The EEOC received 88,778 private sector charges in FY 2014, compared to 93,727 in 2013 and 99,412 in 2012.
Does this reflect an improving economy or is it a sign of difficulties within the federal agency that is charged with insuring compliance with federal civil rights laws? Or maybe both.
Clearly, 2014 was a difficult year internally for the EEOC. According to the EEOC’s annual report, the agency resolved 87,442 charges in 2014 which is 9,810 less than it resolved in 2013. Meanwhile, the EEOC’s backlog grew and now totals 76,000 cases. The EEOC also suffered withering criticism in federal courts in 2014 – some of it patently unfair – and it was forced to pay millions of dollars in attorneys fees to the opposing side in ten lawsuits.

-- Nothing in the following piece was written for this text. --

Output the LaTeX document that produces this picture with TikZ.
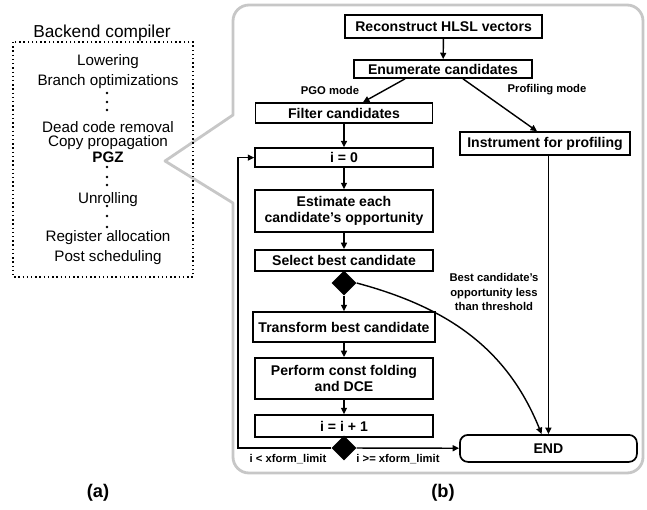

There are indications that employment discrimination victims are losing confidence that the federal government will actually do anything about employment discrimination. The number of employment discrimination claims filed in federal courts also have declined in recent years. Many attorney refuse to file these cases in federal courts because they are disproportionately dismissed by federal judges.

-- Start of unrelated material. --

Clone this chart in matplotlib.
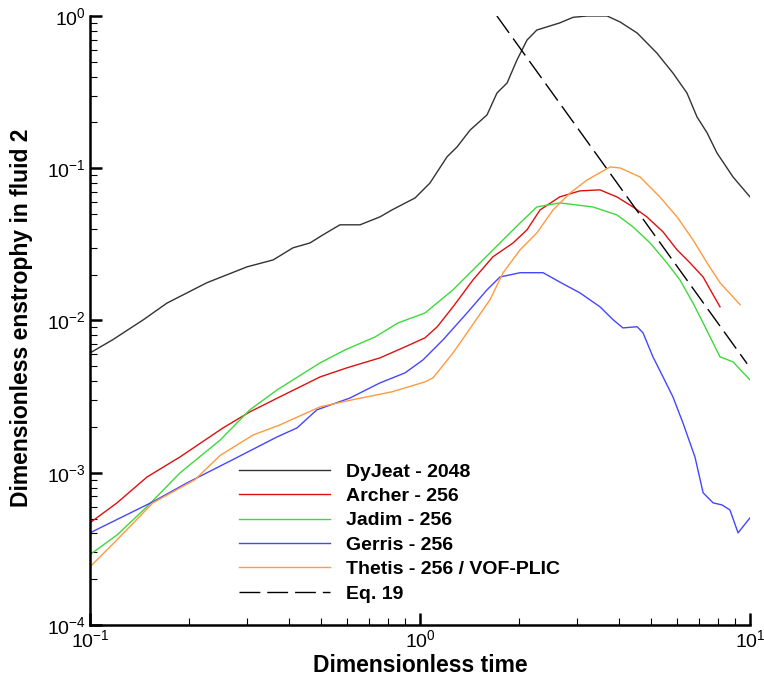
import numpy as np
import matplotlib
matplotlib.use("Agg")
import matplotlib.pyplot as plt
from matplotlib.ticker import LogLocator

plt.rcParams['font.family'] = ['Liberation Sans', 'DejaVu Sans']

# DyJeat - 2048
t_dyjeat = [0.1, 0.117, 0.145, 0.171, 0.226, 0.299, 0.359, 0.412, 0.464, 0.508,
            0.572, 0.658, 0.756, 0.822, 0.966, 1.072, 1.208, 1.295, 1.418, 1.596,
            1.711, 1.836, 1.967, 2.11, 2.26, 2.65, 2.91, 3.21, 3.69, 4.04,
            4.55, 5.22, 5.84, 6.44, 6.91, 7.41, 7.94, 8.88, 10.0]
e_dyjeat = [6.12e-3, 7.46e-3, 1.01e-2, 1.30e-2, 1.77e-2, 2.25e-2, 2.50e-2, 3.00e-2, 3.23e-2, 3.65e-2,
            4.25e-2, 4.25e-2, 4.79e-2, 5.32e-2, 6.38e-2, 8.0e-2, 0.119, 0.138, 0.178, 0.224,
            0.312, 0.363, 0.514, 0.695, 0.809, 0.90, 0.98, 1.0, 1.0, 0.913,
            0.773, 0.571, 0.422, 0.312, 0.217, 0.171, 0.126, 0.0877, 0.0648]

# Archer - 256
t_archer = [0.1, 0.1207, 0.149, 0.1874, 0.253, 0.305, 0.376, 0.498, 0.601, 0.756,
            0.901, 1.035, 1.127, 1.259, 1.448, 1.663, 1.914, 2.11, 2.31, 2.65,
            3.05, 3.51, 3.95, 4.42, 4.87, 5.45, 6.01, 6.58, 7.21, 7.67, 8.11]
e_archer = [4.69e-4, 6.34e-4, 9.39e-4, 1.27e-3, 1.97e-3, 2.51e-3, 3.15e-3, 4.26e-3, 4.89e-3, 5.68e-3,
            6.71e-3, 7.69e-3, 9.08e-3, 1.23e-2, 1.85e-2, 2.62e-2, 3.23e-2, 3.94e-2, 5.32e-2, 6.48e-2,
            7.10e-2, 7.21e-2, 6.48e-2, 5.57e-2, 4.79e-2, 3.82e-2, 2.91e-2, 2.39e-2, 1.93e-2, 1.52e-2, 1.23e-2]

# Jadim - 256
t_jadim = [0.1, 0.1207, 0.149, 0.1874, 0.248, 0.305, 0.369, 0.498, 0.593, 0.731,
           0.858, 1.035, 1.259, 1.52, 1.747, 2.01, 2.26, 2.65, 3.34, 3.95,
           4.42, 4.98, 5.60, 6.13, 6.72, 7.21, 8.11, 8.88, 10.0]
e_jadim = [2.9e-4, 3.9e-4, 6.0e-4, 9.98e-4, 1.64e-3, 2.59e-3, 3.50e-3, 5.27e-3, 6.41e-3, 7.80e-3,
           9.64e-3, 1.12e-2, 1.59e-2, 2.39e-2, 3.23e-2, 4.37e-2, 5.57e-2, 5.92e-2, 5.57e-2, 4.94e-2,
           4.12e-2, 3.23e-2, 2.39e-2, 1.85e-2, 1.30e-2, 9.64e-3, 5.77e-3, 5.35e-3, 4.07e-3]

# Gerris - 256
t_gerris = [0.1, 0.155, 0.197, 0.271, 0.369, 0.424, 0.487, 0.614, 0.756, 0.901,
            1.021, 1.174, 1.388, 1.596, 1.747, 2.01, 2.36, 2.65, 3.05, 3.51,
            3.85, 4.12, 4.55, 4.74, 5.08, 5.45, 5.84, 6.26, 6.81, 7.21,
            7.73, 8.22, 8.69, 9.2, 10.0]
e_gerris = [4.03e-4, 6.44e-4, 8.59e-4, 1.22e-3, 1.72e-3, 1.97e-3, 2.59e-3, 3.10e-3, 3.89e-3, 4.53e-3,
            5.51e-3, 7.46e-3, 1.12e-2, 1.59e-2, 1.93e-2, 2.06e-2, 2.06e-2, 1.79e-2, 1.52e-2, 1.23e-2,
            1.01e-2, 8.94e-3, 9.1e-3, 8.29e-3, 5.77e-3, 4.26e-3, 3.15e-3, 2.13e-3, 1.27e-3, 7.38e-4,
            6.34e-4, 6.15e-4, 5.70e-4, 4.03e-4, 5.06e-4]

# Thetis - 256 / VOF-PLIC
t_thetis = [0.1, 0.1207, 0.155, 0.208, 0.248, 0.312, 0.376, 0.498, 0.622, 0.822,
            1.035, 1.095, 1.259, 1.388, 1.63, 1.786, 2.01, 2.26, 2.53, 2.85,
            3.21, 3.77, 4.04, 4.64, 5.33, 6.01, 6.72, 7.41, 8.11, 9.33]
e_thetis = [2.41e-4, 3.62e-4, 6.34e-4, 9.0e-4, 1.3e-3, 1.77e-3, 2.06e-3, 2.71e-3, 3.01e-3, 3.40e-3,
            3.95e-3, 4.20e-3, 6.12e-3, 8.29e-3, 1.37e-2, 2.06e-2, 2.91e-2, 3.76e-2, 5.32e-2, 6.88e-2,
            8.38e-2, 0.102, 0.1004, 8.77e-2, 6.48e-2, 4.79e-2, 3.38e-2, 2.39e-2, 1.77e-2, 1.27e-2]

# Eq. 19 (loi de puissance)
t_eq19 = [1.71, 9.8]
e_eq19 = [1.0, 5.2e-3]

fig = plt.figure(figsize=(7.64, 6.77), dpi=100)
ax = fig.add_axes([0.1178, 0.0768, 0.8639, 0.8996])

lw = 1.0
ax.plot(t_dyjeat, e_dyjeat, color='#333333', lw=lw, label='DyJeat - 2048')
ax.plot(t_archer, e_archer, color='#dd1010', lw=lw, label='Archer - 256')
ax.plot(t_jadim, e_jadim, color='#3ed83e', lw=lw, label='Jadim - 256')
ax.plot(t_gerris, e_gerris, color='#4646ff', lw=lw, label='Gerris - 256')
ax.plot(t_thetis, e_thetis, color='#ff9a40', lw=lw, label='Thetis - 256 / VOF-PLIC')
ax.plot(t_eq19, e_eq19, color='black', lw=lw, dashes=(15, 5), label='Eq. 19')

ax.set_xscale('log')
ax.set_yscale('log')
ax.set_xlim(0.1, 10)
ax.set_ylim(1e-4, 1)

ax.spines['top'].set_visible(False)
ax.spines['right'].set_visible(False)
ax.spines['left'].set_linewidth(1.8)
ax.spines['bottom'].set_linewidth(1.8)

ax.xaxis.set_minor_locator(LogLocator(base=10, subs=np.arange(2, 10)))
ax.yaxis.set_minor_locator(LogLocator(base=10, subs=np.arange(2, 10)))
ax.tick_params(which='major', direction='in', length=8.5, width=1.8, labelsize=14, pad=3)
ax.tick_params(which='minor', direction='in', length=5, width=0.8)

ax.set_xlabel('Dimensionless time', fontsize=16.5, fontweight='bold', labelpad=2)
ax.set_ylabel('Dimensionless enstrophy in fluid 2', fontsize=16.5, fontweight='bold')
ax.yaxis.set_label_coords(-0.086, 0.505)

leg = ax.legend(loc='upper left', bbox_to_anchor=(0.2258, 0.266), frameon=False,
                prop={'weight': 'bold', 'size': 14}, handlelength=4.7, handletextpad=0.8,
                labelspacing=0.35, borderpad=0, borderaxespad=0)

fig.savefig('out.png', dpi=100)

The EEOC blames its difficulties in 2014 on the government shut-down and a hiring freeze that, coupled with normal attribution, particularly affected its investigatory staff. There were also indications of management woes. President Obama in September appointed EEOC Vice-Chair Jenny R. Yang to the position of EEOC Chair, replacing Jacqueline Berrien whom Obama appointed in 2009.

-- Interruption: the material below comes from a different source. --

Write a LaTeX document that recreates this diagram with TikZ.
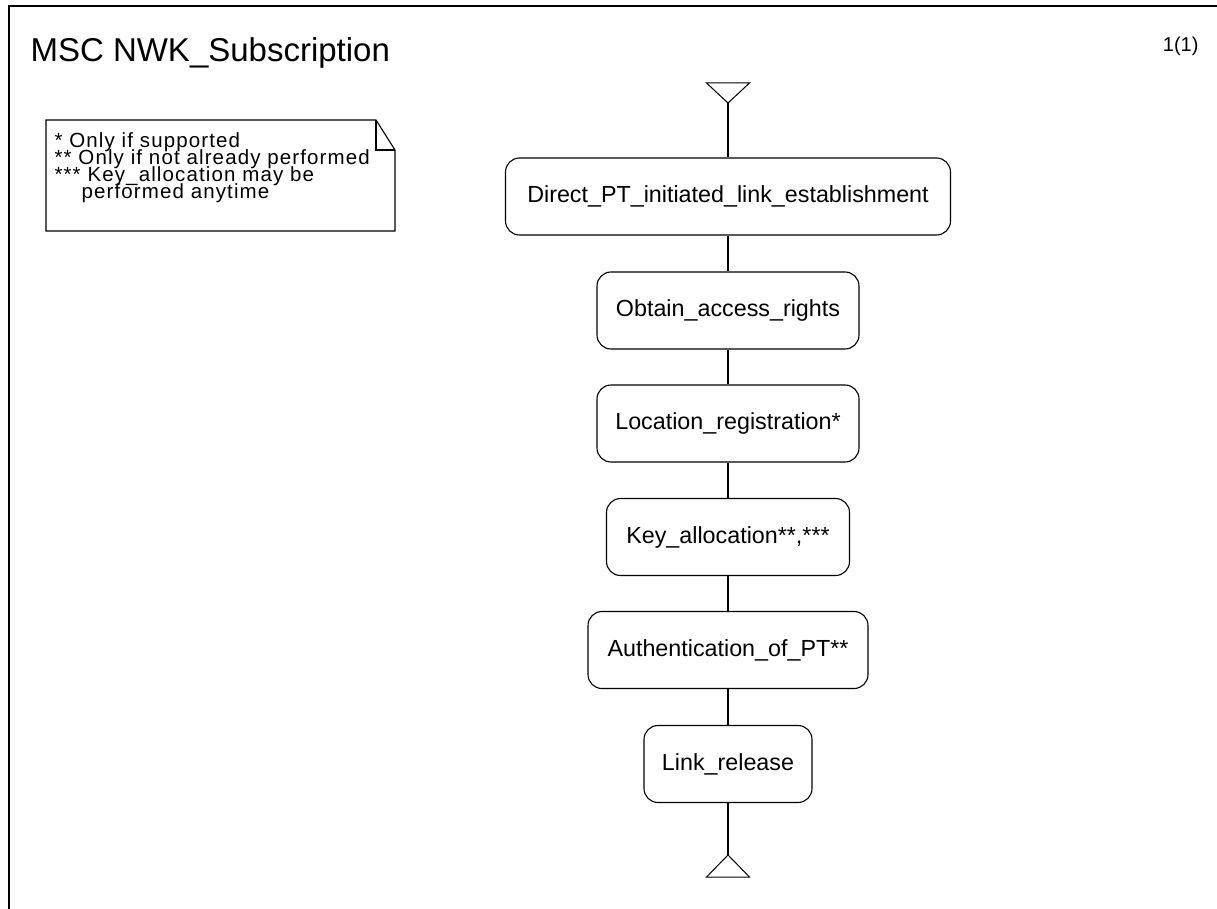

Germaine P. Roseboro, the EEOC’s Chief Financial Officer, said the financial outlook is brighter for the EEOC in the year ahead. She states that the EEOC’s FY 2014 appropriation was $20 million more than FY 2013 and the infusion of funds allowed the EEOC to lift a two-year hiring freeze and hire more than 200 external candidates for front-line and support positions. “The agency is on track for restoring its capacity to more effectively meet the EEOC’s mission,” she writes.
However, there are indicators of yet more trouble ahead for the EEOC in the new Republican-led Senate and Congress.
GOP Senators Rand Paul and Lamar Alexander recently blasted the EEOC for investigating companies for engaging in systemic discrimination without first requiring employees to file formal complaints. Paul, who seems to have virtually no understanding of the dynamics of employment discrimination, was particularly incensed. He asked EEOC General Counsel P. David Lopez., “How can you show up to work with a straight face? I don’t understand how you wouldn’t resign immediately, and say, ‘This is abhorrent.’” He also accused Lopez of using the “bully nature” of his agency to “punish business.” Do Rand and Alexander think the EEOC should ignore employers who refuse to hire workers unless they sign unconscionable contracts that are especially designed to thwart employment discrimination laws? Sadly, it seems so.
You’re right about the federal courts. The federal judiciary has all but gutted the anti-discrimination laws. Pity the poor federal employee victim who can only litigate in federal court and has to deal with a very hostile Office of Federal Operations.
Several former and current federal judges have actually taken to blogging to complain about their colleagues’ war against employment discrimination plaintiffs.
Most federal judges seem to absolutely hate employment discrimination cases.